Au-delà de ces contraintes techniques se posent le problème de la possession du sous-sol. Il est malaisé de définir à qui appartient le sous-sol de l’Arctique. Au Canada, à la Russie ? Les soucis liés à la souveraineté des passages se retrouvent en ce qui concerne le fond marin. D’autant que la règle des 200 miles nautiques rencontre un obstacle en ce que l’écart entre la plateforme russe et la plateforme canadienne n’est pas suffisant, ce qui cause un chevauchement. Enfin, les deux pays ont exploité une clause permettant d’étendre de 150 milles ces zones de possession en se basant sur les plateaux continentaux.

L’imposture climatique ?

L’ironie des problèmes posés par l’Arctique tient au fait que le réchauffement climatique a mis au jour les nouveaux enjeux qui prennent place là où se tenaient auparavant les icebergs alors même que ces derniers n’ont pas assez fondu pour permettre la concrétisation des potentialités.

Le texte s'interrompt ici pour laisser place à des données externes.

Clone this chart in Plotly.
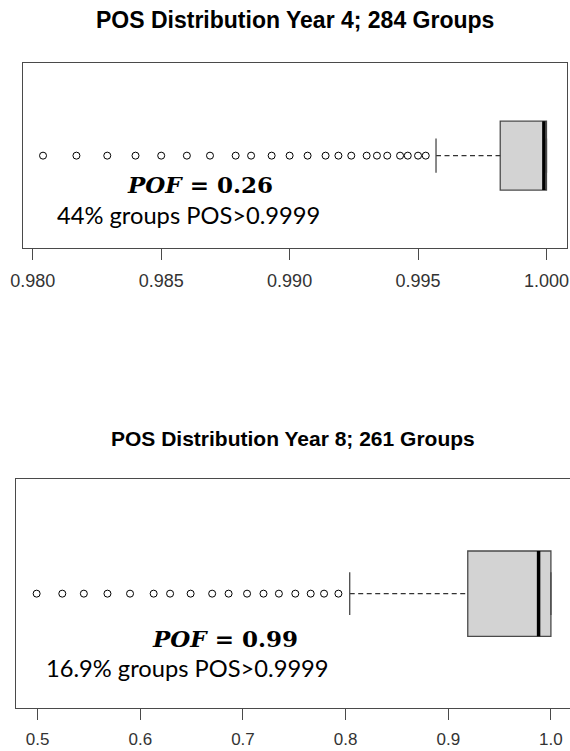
import plotly.graph_objects as go

W, H = 570, 751

# ---------------- data ----------------
titles = ["POS Distribution Year 4; 284 Groups", "POS Distribution Year 8; 261 Groups"]

y4_outliers = [0.9804, 0.9817, 0.9829, 0.9840, 0.9850, 0.9860, 0.9869, 0.9879,
               0.9885, 0.9893, 0.9900, 0.9907, 0.9914, 0.9919, 0.9924, 0.9930,
               0.9934, 0.9938, 0.9943, 0.9946, 0.9950, 0.9953]
y4_stats = {"low": 0.9957, "q1": 0.9982, "median": 0.9999, "q3": 1.0, "high": 1.0}
y4_ticks = [0.980, 0.985, 0.990, 0.995, 1.000]
y4_ticktext = ["0.980", "0.985", "0.990", "0.995", "1.000"]

y8_outliers = [0.499, 0.524, 0.545, 0.568, 0.590, 0.613, 0.629, 0.649, 0.670,
               0.686, 0.704, 0.720, 0.735, 0.751, 0.766, 0.779, 0.793]
y8_stats = {"low": 0.804, "q1": 0.919, "median": 0.988, "q3": 1.0, "high": 1.0}
y8_ticks = [0.5, 0.6, 0.7, 0.8, 0.9, 1.0]
y8_ticktext = ["0.5", "0.6", "0.7", "0.8", "0.9", "1.0"]

pof_labels = ["<b><i>POF</i> = 0.26</b>", "<b><i>POF</i> = 0.99</b>"]
share_labels = ["44% groups POS>0.9999", "16.9% groups POS>0.9999"]

# ---------------- style ----------------
FRAME = "#4a4a4a"
BOXW = 0.746

fig = go.Figure()


def add_panel(outliers, st, xa, ya):
    fig.add_trace(go.Box(
        orientation="h", y=[0], q1=[st["q1"]], median=[st["median"]], q3=[st["q3"]],
        lowerfence=[st["q1"]], upperfence=[st["q3"]], width=BOXW, whiskerwidth=0,
        fillcolor="#d3d3d3", line=dict(color=FRAME, width=1.3),
        boxpoints=False, xaxis=xa, yaxis=ya, showlegend=False, hoverinfo="skip"))
    # dashed whiskers
    for a, b in ((st["low"], st["q1"]), (st["q3"], st["high"])):
        fig.add_trace(go.Scatter(x=[a, b], y=[0, 0], mode="lines",
                                 line=dict(color="#333333", width=1.2, dash="5px,3.5px"),
                                 xaxis=xa, yaxis=ya, showlegend=False, hoverinfo="skip"))
    # staples
    for v in (st["low"], st["high"]):
        fig.add_trace(go.Scatter(x=[v, v], y=[-BOXW / 4, BOXW / 4], mode="lines",
                                 line=dict(color=FRAME, width=1.3),
                                 xaxis=xa, yaxis=ya, showlegend=False, hoverinfo="skip"))
    # median
    fig.add_trace(go.Scatter(x=[st["median"], st["median"]], y=[-BOXW / 2, BOXW / 2],
                             mode="lines", line=dict(color="black", width=3.5),
                             xaxis=xa, yaxis=ya, showlegend=False, hoverinfo="skip"))
    # outliers
    fig.add_trace(go.Scatter(x=outliers, y=[0] * len(outliers), mode="markers",
                             marker=dict(symbol="circle-open", size=7, color="black",
                                         line=dict(width=1)),
                             xaxis=xa, yaxis=ya, showlegend=False, hoverinfo="skip"))


add_panel(y4_outliers, y4_stats, "x", "y")
add_panel(y8_outliers, y8_stats, "x2", "y2")


def xax(dom_px, rng, tv, tt, fs, standoff):
    return dict(domain=[dom_px[0] / W, dom_px[1] / W], range=rng, tickvals=tv, ticktext=tt,
                ticks="outside", ticklen=11, tickwidth=1.3, tickcolor=FRAME,
                showline=True, linecolor=FRAME, linewidth=1.3, mirror=True,
                showgrid=False, zeroline=False, ticklabelstandoff=standoff, automargin=False,
                tickfont=dict(family="Liberation Sans, Arial", size=fs, color="#333333"))


def yax(top_px, bot_px):
    return dict(domain=[1 - bot_px / H, 1 - top_px / H], range=[-1, 1],
                showticklabels=False, ticks="", showline=True, linecolor=FRAME,
                linewidth=1.3, mirror=True, showgrid=False, zeroline=False,
                automargin=False)


# top: 0.980 -> 33.8px, 1.000 -> 546.4px
fig.update_layout(
    xaxis=xax((23.0, 566.5), [0.97962, 1.00078], y4_ticks, y4_ticktext, 18, 5),
    yaxis=yax(63.3, 248),
    xaxis2=dict(xax((16.0, 570.0), [0.4789, 1.0186], y8_ticks, y8_ticktext, 17, 4),
                anchor="y2"),
    yaxis2=dict(yax(479.3, 708), anchor="x2"),
)

ann = []
title_font = dict(family="Liberation Sans, Arial", color="black")
ann.append(dict(text="<b>" + titles[0] + "</b>", x=295.5 / W, y=1 - 20 / H,
                font=dict(title_font, size=23)))
ann.append(dict(text="<b>" + titles[1] + "</b>", x=293 / W, y=1 - 438.5 / H,
                font=dict(title_font, size=21)))
ann.append(dict(text=pof_labels[0], x=200 / W, y=1 - 184.5 / H,
                font=dict(family="DejaVu Serif", size=23, color="black")))
ann.append(dict(text=share_labels[0], x=188.5 / W, y=1 - 215 / H,
                font=dict(family="Lato", size=23.7, color="black")))
ann.append(dict(text=pof_labels[1], x=224.5 / W, y=1 - 638 / H,
                font=dict(family="DejaVu Serif", size=23, color="black")))
ann.append(dict(text=share_labels[1], x=187 / W, y=1 - 668 / H,
                font=dict(family="Lato", size=23.7, color="black")))
for a in ann:
    a.update(xref="paper", yref="paper", xanchor="center", yanchor="middle",
             showarrow=False)

fig.update_layout(width=W, height=H, margin=dict(l=0, r=0, t=0, b=0),
                  paper_bgcolor="white", plot_bgcolor="white", annotations=ann)

fig.write_html("out.html")
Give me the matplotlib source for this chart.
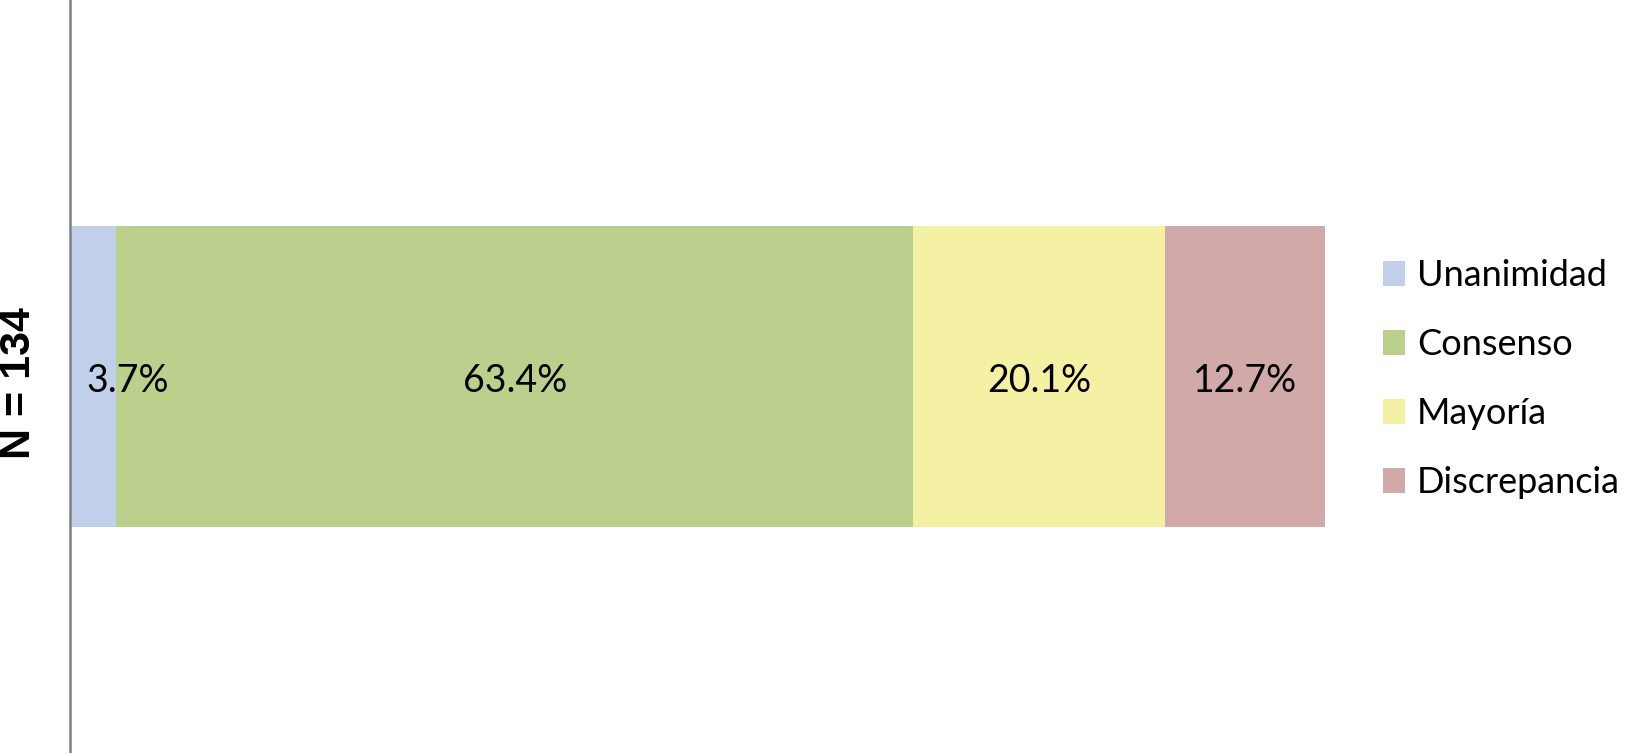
import matplotlib
matplotlib.use("Agg")
import matplotlib.pyplot as plt
from matplotlib.patches import Patch

categories = ["Unanimidad", "Consenso", "Mayoría", "Discrepancia"]
values = [3.7, 63.4, 20.1, 12.7]
labels = ["3.7%", "63.4%", "20.1%", "12.7%"]
colors = ["#C2CFEA", "#BCD08E", "#F5F1A4", "#D0A9A8"]
y_label = "N = 134"

fig = plt.figure(figsize=(16.25, 7.53), dpi=100)
ax = fig.add_axes([70 / 1625, 0.0, 1255 / 1625, 1.0])

left = 0.0
for cat, v, lab, c in zip(categories, values, labels, colors):
    ax.barh(0, v, left=left, height=1.0, color=c, label=cat)
    if v < 6:
        ax.annotate(lab, xy=(left + v * 0.35, 0), xytext=(0, -11),
                    textcoords="offset points", ha="left", va="baseline",
                    fontsize=27, family="Lato", color="black")
    else:
        ax.annotate(lab, xy=(left + v / 2, 0), xytext=(0, -11),
                    textcoords="offset points", ha="center", va="baseline",
                    fontsize=27, family="Lato", color="black")
    left += v

ax.set_xlim(0, sum(values))
ax.set_ylim(-1.25, 1.25)
for s in ["top", "right", "bottom"]:
    ax.spines[s].set_visible(False)
ax.spines["left"].set_color("#808080")
ax.spines["left"].set_linewidth(1.8)
ax.set_xticks([])
ax.set_yticks([])

fig.text(19 / 1625, 1 - 383 / 753, y_label, rotation=90, ha="center", va="center",
         fontsize=31, fontweight="bold", family="Liberation Sans")

handles = [Patch(facecolor=c, edgecolor="none") for c in colors]
fig.legend(handles, categories, loc="upper left",
           bbox_to_anchor=(1383 / 1625, 1 - 259 / 753),
           frameon=False, borderpad=0, borderaxespad=0,
           handlelength=0.61, handleheight=0.67, handletextpad=0.33,
           labelspacing=1.0, prop={"family": "Lato", "size": 26})

fig.savefig("out.png", dpi=100)
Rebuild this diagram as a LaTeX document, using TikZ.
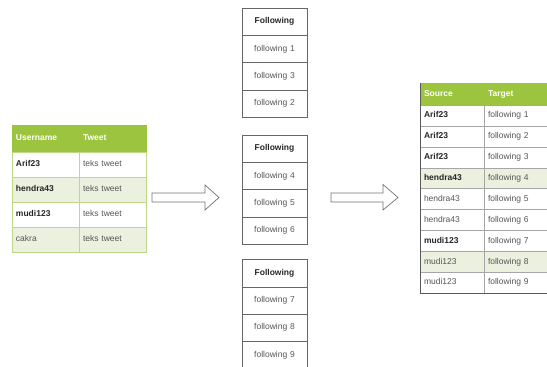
\documentclass[tikz,border=0pt]{standalone}
\usepackage{fontspec}
\setmainfont{Liberation Sans}
\definecolor{headgreen}{RGB}{156,196,63}
\definecolor{rowgreen}{RGB}{235,241,222}
\definecolor{linegreen}{RGB}{190,216,135}
\definecolor{txtgray}{RGB}{85,85,85}

\begin{document}
\begin{tikzpicture}[x=1pt,y=-1pt,
cell/.style={draw=linegreen, anchor=north west, inner xsep=4pt, inner ysep=0pt, outer sep=0pt, align=left, text height=6.3pt, text depth=1.8pt, text=txtgray, font=\fontsize{8.5}{10}\selectfont},
bcell/.style={cell, text=black!85, font=\fontsize{8.5}{10}\selectfont\bfseries},
headcell/.style={cell, draw=headgreen, fill=headgreen, text=white, font=\fontsize{8.5}{10}\selectfont\bfseries},
lcol/.style={text width=59pt, minimum height=25pt},
mcell/.style={cell, draw=black!60, align=center, text width=57pt, minimum height=27.25pt},
mhead/.style={mcell, text=black!85, font=\fontsize{8.5}{10}\selectfont\bfseries},
scol/.style={text width=56pt, minimum height=20.9pt, draw=black!35},
tcol/.style={text width=68pt, minimum height=20.9pt, draw=black!35},
blockarrow/.style={draw=black!55, fill=white, line width=0.7pt, line join=miter},
]
\useasboundingbox (0,0) rectangle (547,367);

% tweets table
\node[headcell,lcol,minimum height=27pt] (uh) at (12,125)  {Username};
\node[headcell,lcol,minimum height=27pt] (th) at (79,125)  {Tweet};
\node[bcell,lcol]                        (u1) at (12,152)  {Arif23};
\node[cell,lcol]                         (t1) at (79,152)  {teks tweet};
\node[bcell,lcol,fill=rowgreen]          (u2) at (12,177)  {hendra43};
\node[cell,lcol,fill=rowgreen]           (t2) at (79,177)  {teks tweet};
\node[bcell,lcol]                        (u3) at (12,202)  {mudi123};
\node[cell,lcol]                         (t3) at (79,202)  {teks tweet};
\node[cell,lcol,fill=rowgreen]           (u4) at (12,227)  {cakra};
\node[cell,lcol,fill=rowgreen]           (t4) at (79,227)  {teks tweet};

% following lists
\node[mhead] (fa)  at (242,8)      {Following};
\node[mcell] (fa1) at (242,35.25)  {following 1};
\node[mcell] (fa2) at (242,62.5)   {following 3};
\node[mcell] (fa3) at (242,89.75)  {following 2};

\node[mhead] (fb)  at (242,135)    {Following};
\node[mcell] (fb1) at (242,162.25) {following 4};
\node[mcell] (fb2) at (242,189.5)  {following 5};
\node[mcell] (fb3) at (242,216.75) {following 6};

\node[mhead] (fc)  at (242,259.5)  {Following};
\node[mcell] (fc1) at (242,286.75) {following 7};
\node[mcell] (fc2) at (242,314)    {following 8};
\node[mcell] (fc3) at (242,341.25) {following 9};

% edge table
\node[headcell,scol,draw=headgreen,minimum height=22pt] (sh) at (420,83) {Source};
\node[headcell,tcol,draw=headgreen,minimum height=22pt] (gh) at (484,83) {Target};
\node[bcell,scol]                 (s1) at (420,105)   {Arif23};
\node[cell,tcol]                  (g1) at (484,105)   {following 1};
\node[bcell,scol]                 (s2) at (420,125.9) {Arif23};
\node[cell,tcol]                  (g2) at (484,125.9) {following 2};
\node[bcell,scol]                 (s3) at (420,146.8) {Arif23};
\node[cell,tcol]                  (g3) at (484,146.8) {following 3};
\node[bcell,scol,fill=rowgreen]   (s4) at (420,167.7) {hendra43};
\node[cell,tcol,fill=rowgreen]    (g4) at (484,167.7) {following 4};
\node[cell,scol]                  (s5) at (420,188.6) {hendra43};
\node[cell,tcol]                  (g5) at (484,188.6) {following 5};
\node[cell,scol]                  (s6) at (420,209.5) {hendra43};
\node[cell,tcol]                  (g6) at (484,209.5) {following 6};
\node[bcell,scol]                 (s7) at (420,230.4) {mudi123};
\node[cell,tcol]                  (g7) at (484,230.4) {following 7};
\node[cell,scol,fill=rowgreen]    (s8) at (420,251.3) {mudi123};
\node[cell,tcol,fill=rowgreen]    (g8) at (484,251.3) {following 8};
\node[cell,scol]                  (s9) at (420,272.2) {mudi123};
\node[cell,tcol]                  (g9) at (484,272.2) {following 9};
\draw[black!65] (sh.north west) -- (s9.south west) -- (g9.south east);

% block arrows
\draw[blockarrow] (152,193) -- (205,193) -- (205,185) -- (219,197.5) -- (205,210) -- (205,202) -- (152,202) -- cycle;
\draw[blockarrow] (331,193) -- (383,193) -- (383,184.5) -- (398,197.5) -- (383,210) -- (383,202) -- (331,202) -- cycle;

\end{tikzpicture}
\end{document}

La question climatique est bien loin des arguments soulevés par les parties. Seul le Canada y fait référence afin de plaider pour un contrôle dont il aurait la charge afin de contrôler le trafic arctique et donc son impact sur l’écosystème.
Finalement, l’enjeu arctique traduit plus encore le recentrage économique hors Méditerranée. L’Union Européenne a parfaitement saisi que si les routes du Nord venaient à être privilégiées, cela mettrait à mal son leadership économique. La montée de la Chine s’est accompagnée d’un recentrage sur la zone pacifique.
Alors que d’aucuns annoncent des heures glorieuses pour la Russie, la fonte des glaces pourrait déboucher sur un nouvel axe : l’axe Amérique du Nord – Chine – Russie.
L’enjeu dépasse même le déclin de l’Europe. Le canal de Suez constitue une source de revenus sans égale pour une Egypte en pleine mutation. Son désengorgement au profit des routes du Nord priverait le pays de liquidités indispensable à sa santé économique.
Néanmoins, ces réflexions relèvent de la science-fiction tant il sera difficile pour Russie et Canada de s’entendre sur les possessions de la zone.
Alors que certains chercheurs plaident pour la transposition du régime juridique entourant l’Antarctique la nature même des deux zones –terre et mer- rend cela difficile à envisager et permet le maintien d’un statuquo qui, finalement, ne dérange personne.